Every entrepreneur should stop and consider this point. If you are successful, the person you raise money from may be your partner for your entire career.
With this in mind, my partners and I felt it was wrong to start a relationship based on arbitrary requirements. In particular we always chafed at the notion that an entrepreneur needed to sell 20% of his or her company to a firm that he or she barely knew.
So we came up with a different model. Instead of insisting on 20% at the beginning, we decided to syndicate every investment and focus on proving our value over time to entrepreneurs. And instead of Greycroft insisting on board seats, we decided to only take board seats when an entrepreneur insisted on having us.
This may seem like a small change, but it puts the onus on us to perform. In order to build a meaningful position in a company we must become an entrepreneur’s best partner. If we do that, entrepreneurs make room for us in secondary investments and follow-on investments, which allows us to build up ownership over time.

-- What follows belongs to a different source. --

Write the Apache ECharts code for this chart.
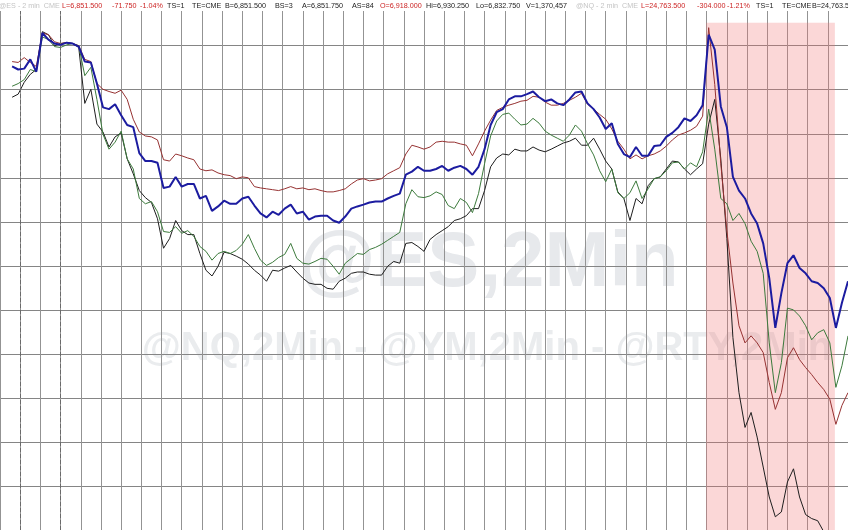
<!DOCTYPE html>
<html>
<head>
<meta charset="utf-8">
<title>@ES 2 min with @NQ, @YM, @RTY</title>
<script src="https://cdn.jsdelivr.net/npm/echarts@6/dist/echarts.min.js"></script>
<style>
  html, body { margin: 0; padding: 0; background: #fff; }
  #main { width: 848px; height: 530px; }
</style>
</head>
<body>
<div id="main"></div>
<script>
// 2-minute bars, sampled every 3 bars
var firstBar = 6;
var barStep = 3;

// normalised levels (one grid line per unit)
var es = [
  10.53,10.46,10.48,10.69,10.41,11.29,11.14,11.05,11.02,11.07,
  11.05,10.98,10.64,10.62,10.14,9.60,9.56,9.67,9.42,9.20,
  9.15,8.56,8.38,8.38,8.34,7.77,7.80,8.02,7.80,7.86,
  7.86,7.53,7.59,7.25,7.35,7.48,7.41,7.41,7.53,7.57,
  7.37,7.19,7.10,7.23,7.16,7.30,7.39,7.19,7.23,7.05,
  7.12,7.14,7.14,7.03,6.98,7.12,7.30,7.35,7.39,7.44,
  7.46,7.46,7.53,7.59,7.64,8.07,8.14,8.25,8.16,8.16,
  8.20,8.27,8.16,8.23,8.27,8.20,8.07,8.25,8.65,9.20,
  9.49,9.56,9.78,9.85,9.85,9.90,9.96,9.83,9.74,9.78,
  9.69,9.65,9.78,9.94,9.96,9.69,9.56,9.37,9.11,9.24,
  8.77,8.54,8.47,8.70,8.50,8.50,8.72,8.74,8.93,9.02,
  9.15,9.35,9.29,9.42,9.65,11.25,10.91,9.62,9.15,8.02,
  7.71,7.53,7.19,6.96,6.51,5.72,4.59,5.38,6.06,6.24,
  5.95,5.83,5.65,5.61,5.49,5.27,4.59,5.16,5.65
];
var nq = [
  10.64,10.62,10.73,10.62,10.53,11.29,11.25,11.09,11.05,11.07,
  11.05,11.00,10.69,10.64,10.14,10.01,9.96,9.92,9.99,9.78,
  9.33,9.04,8.95,8.93,8.86,8.41,8.38,8.54,8.50,8.45,
  8.41,8.20,8.16,8.18,8.11,8.07,8.05,7.98,8.02,8.00,
  7.80,7.77,7.75,7.73,7.71,7.75,7.80,7.75,7.77,7.73,
  7.75,7.71,7.68,7.68,7.71,7.75,7.86,7.95,7.98,7.93,
  7.95,7.98,8.09,8.16,8.23,8.54,8.74,8.70,8.65,8.70,
  8.81,8.83,8.81,8.81,8.77,8.74,8.50,8.77,9.06,9.31,
  9.53,9.60,9.65,9.69,9.74,9.76,9.85,9.83,9.72,9.65,
  9.65,9.69,9.76,9.83,9.92,9.67,9.56,9.44,9.33,9.11,
  8.83,8.65,8.43,8.52,8.43,8.50,8.54,8.61,8.72,8.86,
  8.97,9.02,9.08,9.17,9.40,11.41,10.12,8.32,6.80,5.61,
  4.64,4.25,4.41,4.25,4.03,3.35,2.74,3.12,3.91,4.14,
  3.87,3.69,3.53,3.35,3.19,2.97,2.40,2.83,3.12
];
var ym = [
  10.08,10.14,10.23,10.46,10.41,11.20,11.14,10.98,10.96,11.02,
  11.05,11.00,10.32,10.51,9.78,8.99,8.65,8.81,9.06,8.43,
  8.20,7.53,7.41,7.46,7.23,6.78,6.76,6.89,6.74,6.80,
  6.67,6.44,6.33,6.13,6.28,6.33,6.28,6.35,6.49,6.71,
  6.40,6.13,6.01,6.08,6.19,6.26,6.51,6.17,6.06,6.04,
  6.10,6.17,6.15,5.99,5.81,6.06,6.17,6.28,6.26,6.37,
  6.42,6.49,6.58,6.67,6.76,7.41,7.73,7.57,7.55,7.59,
  7.68,7.62,7.37,7.30,7.53,7.44,7.21,7.64,8.32,8.95,
  9.29,9.44,9.47,9.33,9.20,9.22,9.35,9.24,9.06,8.97,
  8.90,8.83,8.97,9.20,9.06,8.77,8.52,8.16,7.91,8.20,
  7.66,7.53,7.66,7.93,7.53,7.75,7.98,8.02,8.16,8.34,
  8.36,8.20,8.34,8.25,8.59,9.56,8.65,7.53,7.41,7.03,
  7.19,6.96,6.56,6.33,5.83,4.25,3.12,3.80,5.04,5.00,
  4.86,4.64,4.32,4.48,4.55,4.25,3.24,3.73,4.41
];
var rty = [
  9.83,9.90,10.17,10.35,10.46,11.32,11.25,11.00,11.05,11.07,
  11.05,10.96,9.69,10.01,9.22,9.04,8.70,8.93,9.02,8.43,
  8.09,7.71,7.55,7.44,7.07,6.40,6.62,7.03,6.80,6.71,
  6.71,6.28,5.90,5.77,5.99,6.31,6.28,6.22,6.15,6.04,
  5.90,5.79,5.65,5.90,5.88,5.95,6.01,5.86,5.72,5.61,
  5.58,5.58,5.49,5.47,5.65,5.72,5.83,5.86,5.86,5.81,
  5.79,5.79,5.99,6.10,6.06,6.51,6.53,6.44,6.33,6.60,
  6.71,6.80,6.89,7.03,7.07,7.14,7.30,7.30,7.71,8.25,
  8.45,8.54,8.52,8.65,8.61,8.61,8.70,8.63,8.59,8.65,
  8.72,8.79,8.83,8.90,8.74,8.74,8.90,8.65,8.38,8.20,
  7.68,7.53,7.03,7.53,7.41,7.82,7.98,8.02,8.20,8.38,
  8.36,8.20,8.07,8.20,8.32,9.22,9.78,8.43,6.62,4.37,
  3.12,2.33,2.67,2.11,1.43,0.75,0.30,0.41,1.09,1.39,
  0.75,0.35,0.26,0.21,-0.04,-0.26,-0.49,-0.60,-0.71
];

// session break bars and the highlighted selloff window
var sessionBreaks = [10, 30];
var shadeStart = 349.7, shadeEnd = 413.5, shadeTop = 11.52;

function pairs(vals) {
  return vals.map(function (v, i) { return [firstBar + i * barStep, v]; });
}

var headerFont = '7.2px "Liberation Sans", Arial, sans-serif';
var header = [
  ['@ES - 2 min  CME', -1, '#c4c4c4'],
  ['L=6,851.500', 62, '#cc2424'], ['-71.750', 112, '#cc2424'], ['-1.04%', 140, '#cc2424'],
  ['TS=1', 167, '#1a1a1a'], ['TE=CME', 192, '#1a1a1a'], ['B=6,851.500', 225, '#1a1a1a'],
  ['BS=3', 275, '#1a1a1a'], ['A=6,851.750', 302, '#1a1a1a'], ['AS=84', 352, '#1a1a1a'],
  ['O=6,918.000', 380, '#cc2424'],
  ['Hi=6,930.250', 426, '#1a1a1a'], ['Lo=6,832.750', 476, '#1a1a1a'], ['V=1,370,457', 526, '#1a1a1a'],
  ['@NQ - 2 min  CME', 576, '#c4c4c4'],
  ['L=24,763.500', 641, '#cc2424'], ['-304.000', 697, '#cc2424'], ['-1.21%', 727, '#cc2424'],
  ['TS=1', 756, '#1a1a1a'], ['TE=CME', 782, '#1a1a1a'], ['B=24,763.500', 812, '#1a1a1a']
];

var graphics = [
  {
    type: 'text', z: -5, silent: true,
    x: 489, y: 303,
    style: { text: '@ES,2Min', textAlign: 'center', textVerticalAlign: 'bottom',
             font: 'bold 78px "Liberation Sans", Arial, sans-serif', fill: '#e7e9ec' }
  },
  {
    type: 'text', z: -5, silent: true,
    x: 487, y: 369,
    style: { text: '@NQ,2Min - @YM,2Min - @RTY,2Min', textAlign: 'center', textVerticalAlign: 'bottom',
             font: 'bold 40px "Liberation Sans", Arial, sans-serif', fill: '#eaecee' }
  },
  {
    type: 'rect', z: 100, silent: true,
    shape: { x: 0, y: 0, width: 848, height: 11 },
    style: { fill: '#fff' }
  }
];
header.forEach(function (h) {
  graphics.push({
    type: 'text', z: 101, silent: true, x: h[1], y: 6,
    style: { text: h[0], textVerticalAlign: 'middle', font: headerFont, fill: h[2] }
  });
});

var chart = echarts.init(document.getElementById('main'));
chart.setOption({
  animation: false,
  backgroundColor: '#fff',
  grid: { left: -13.29, top: 1.7, width: 864.8, height: 532 },
  xAxis: {
    type: 'value', min: 0, max: 420, interval: 10,
    axisLine: { show: false }, axisTick: { show: false }, axisLabel: { show: false },
    splitLine: { show: true, lineStyle: { color: '#939393', width: 1 } }
  },
  yAxis: {
    type: 'value', min: 0, max: 12, interval: 1,
    axisLine: { show: false }, axisTick: { show: false }, axisLabel: { show: false },
    splitLine: { show: true, lineStyle: { color: '#858585', width: 1 } }
  },
  graphic: graphics,
  series: [
    {
      name: 'shade', type: 'line', data: [], z: 1, silent: true,
      markArea: {
        silent: true,
        itemStyle: { color: 'rgba(240,110,110,0.28)' },
        data: [[{ xAxis: shadeStart, yAxis: shadeTop }, { xAxis: shadeEnd, yAxis: 0 }]]
      },
      markLine: {
        silent: true, symbol: 'none', label: { show: false },
        lineStyle: { color: '#6a6a6a', type: 'dashed', width: 1 },
        data: sessionBreaks.map(function (b) { return { xAxis: b }; })
      }
    },
    { name: 'RTY', type: 'line', data: pairs(rty), showSymbol: false, z: 3,
      lineStyle: { color: '#1e1e1e', width: 1 } },
    { name: 'YM', type: 'line', data: pairs(ym), showSymbol: false, z: 3,
      lineStyle: { color: '#3c7a3c', width: 1 } },
    { name: 'NQ', type: 'line', data: pairs(nq), showSymbol: false, z: 3,
      lineStyle: { color: '#963232', width: 1 } },
    { name: 'ES', type: 'line', data: pairs(es), showSymbol: false, z: 4,
      lineStyle: { color: '#1c1ca0', width: 2 } }
  ]
});
</script>
</body>
</html>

A lot has changed in the eight years since we started Greycroft, but to this day we are the only firm I know with this strategy. And it has worked for us time and again. We were originally a small investor in Buddy Media, owning just over 4% of the company, and when we sold the company four years later we were the second largest shareholder. It was a similar story at Vizu, Pulse, Maker, Babble, Extreme Reach, M5 Networks, and a number of other successful investments.